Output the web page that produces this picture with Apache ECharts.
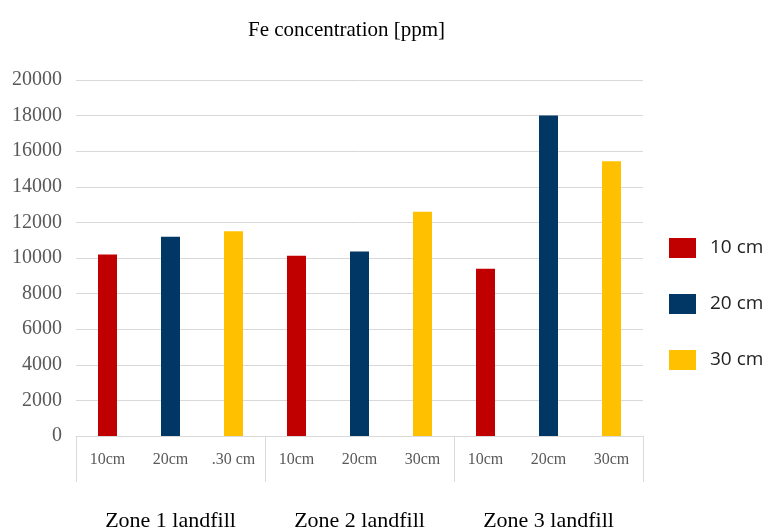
<!DOCTYPE html>
<html>
<head>
<meta charset="utf-8">
<script src="https://cdn.jsdelivr.net/npm/echarts@6/dist/echarts.min.js"></script>
<style>html,body{margin:0;padding:0;background:#fff}#c{width:771px;height:532px}</style>
</head>
<body>
<div id="c"></div>
<script>
const titleText = 'Fe concentration [ppm]';
const catLabels = ['10cm', '20cm', '.30 cm', '10cm', '20cm', '30cm', '10cm', '20cm', '30cm'];
const groups = ['Zone 1 landfill', 'Zone 2 landfill', 'Zone 3 landfill'];
const seriesNames = ['10 cm', '20 cm', '30 cm'];
const depth10 = [10200, 10130, 9400];
const depth20 = [11200, 10370, 18000];
const depth30 = [11500, 12600, 15430];
const yTicks = { min: 0, max: 20000, interval: 2000 };

const colors = ['#c00000', '#003764', '#ffc000'];
const depthValues = [depth10, depth20, depth30];

function spread(vals, d) {
  const out = [];
  for (let g = 0; g < groups.length; g++) {
    for (let k = 0; k < 3; k++) out.push(k === d ? vals[g] : null);
  }
  return out;
}

const serif = 'Liberation Serif';
const chart = echarts.init(document.getElementById('c'), null, { renderer: 'canvas' });
chart.setOption({
  animation: false,
  title: {
    text: titleText, left: 243, top: 15,
    textStyle: { fontFamily: serif, fontSize: 21, fontWeight: 'normal', color: '#000' }
  },
  legend: {
    orient: 'vertical', left: 664, top: 233,
    itemWidth: 27, itemHeight: 20, itemGap: 36,
    icon: 'rect',
    data: seriesNames,
    textStyle: { fontFamily: 'Open Sans', fontSize: 19, color: '#222', padding: [0, 0, 0, 9] }
  },
  grid: { left: 76, right: 128, top: 80, bottom: 96 },
  xAxis: [
    {
      type: 'category', data: catLabels, position: 'bottom',
      axisLine: { lineStyle: { color: '#d9d9d9', width: 1 } },
      axisTick: { show: false },
      axisLabel: { fontFamily: serif, fontSize: 16, color: '#595959', margin: 16, interval: 0 }
    },
    {
      type: 'category', data: groups, position: 'bottom',
      axisLine: { show: false },
      axisTick: { show: true, length: 46, lineStyle: { color: '#d9d9d9', width: 1 } },
      axisLabel: { fontFamily: serif, fontSize: 22, color: '#000', margin: 74, interval: 0 }
    }
  ],
  yAxis: {
    type: 'value', min: yTicks.min, max: yTicks.max, interval: yTicks.interval,
    axisLine: { show: false }, axisTick: { show: false },
    axisLabel: { fontFamily: serif, fontSize: 20, color: '#595959', margin: 14, formatter: v => String(v) },
    splitLine: { lineStyle: { color: '#d9d9d9', width: 1 } }
  },
  series: seriesNames.map((n, d) => ({
    name: n, type: 'bar', xAxisIndex: 0, barWidth: 19, barGap: '-100%',
    itemStyle: { color: colors[d] },
    data: spread(depthValues[d], d)
  }))
});
</script>
</body>
</html>
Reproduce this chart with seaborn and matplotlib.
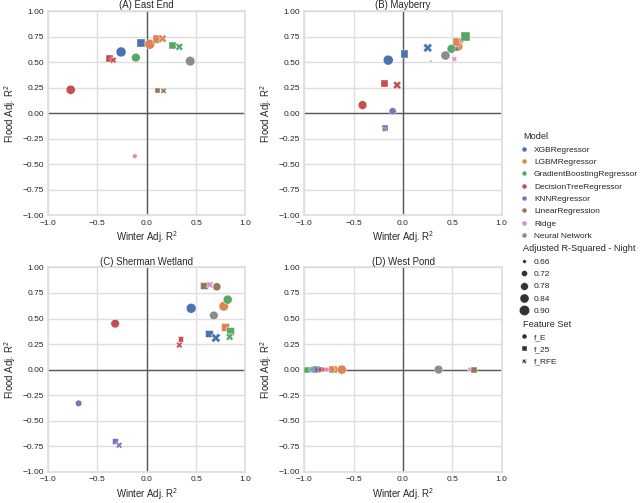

_ _ _ _ _ _ _

What is asked ->
Write out all the entries again, word for word, and print no images.

Correct answer ->
Output the web page that produces this picture with Apache ECharts.
<!DOCTYPE html>
<html>
<head>
<meta charset="utf-8">
<script src="https://cdn.jsdelivr.net/npm/echarts@6/dist/echarts.min.js"></script>
<style>html,body{margin:0;padding:0;background:#fff}#c{width:771px;height:532px}</style>
</head>
<body>
<div id="c"></div>
<script>
const titleText = 'Fe concentration [ppm]';
const catLabels = ['10cm', '20cm', '.30 cm', '10cm', '20cm', '30cm', '10cm', '20cm', '30cm'];
const groups = ['Zone 1 landfill', 'Zone 2 landfill', 'Zone 3 landfill'];
const seriesNames = ['10 cm', '20 cm', '30 cm'];
const depth10 = [10200, 10130, 9400];
const depth20 = [11200, 10370, 18000];
const depth30 = [11500, 12600, 15430];
const yTicks = { min: 0, max: 20000, interval: 2000 };

const colors = ['#c00000', '#003764', '#ffc000'];
const depthValues = [depth10, depth20, depth30];

function spread(vals, d) {
  const out = [];
  for (let g = 0; g < groups.length; g++) {
    for (let k = 0; k < 3; k++) out.push(k === d ? vals[g] : null);
  }
  return out;
}

const serif = 'Liberation Serif';
const chart = echarts.init(document.getElementById('c'), null, { renderer: 'canvas' });
chart.setOption({
  animation: false,
  title: {
    text: titleText, left: 243, top: 15,
    textStyle: { fontFamily: serif, fontSize: 21, fontWeight: 'normal', color: '#000' }
  },
  legend: {
    orient: 'vertical', left: 664, top: 233,
    itemWidth: 27, itemHeight: 20, itemGap: 36,
    icon: 'rect',
    data: seriesNames,
    textStyle: { fontFamily: 'Open Sans', fontSize: 19, color: '#222', padding: [0, 0, 0, 9] }
  },
  grid: { left: 76, right: 128, top: 80, bottom: 96 },
  xAxis: [
    {
      type: 'category', data: catLabels, position: 'bottom',
      axisLine: { lineStyle: { color: '#d9d9d9', width: 1 } },
      axisTick: { show: false },
      axisLabel: { fontFamily: serif, fontSize: 16, color: '#595959', margin: 16, interval: 0 }
    },
    {
      type: 'category', data: groups, position: 'bottom',
      axisLine: { show: false },
      axisTick: { show: true, length: 46, lineStyle: { color: '#d9d9d9', width: 1 } },
      axisLabel: { fontFamily: serif, fontSize: 22, color: '#000', margin: 74, interval: 0 }
    }
  ],
  yAxis: {
    type: 'value', min: yTicks.min, max: yTicks.max, interval: yTicks.interval,
    axisLine: { show: false }, axisTick: { show: false },
    axisLabel: { fontFamily: serif, fontSize: 20, color: '#595959', margin: 14, formatter: v => String(v) },
    splitLine: { lineStyle: { color: '#d9d9d9', width: 1 } }
  },
  series: seriesNames.map((n, d) => ({
    name: n, type: 'bar', xAxisIndex: 0, barWidth: 19, barGap: '-100%',
    itemStyle: { color: colors[d] },
    data: spread(depthValues[d], d)
  }))
});
</script>
</body>
</html>
Reproduce this chart with seaborn and matplotlib.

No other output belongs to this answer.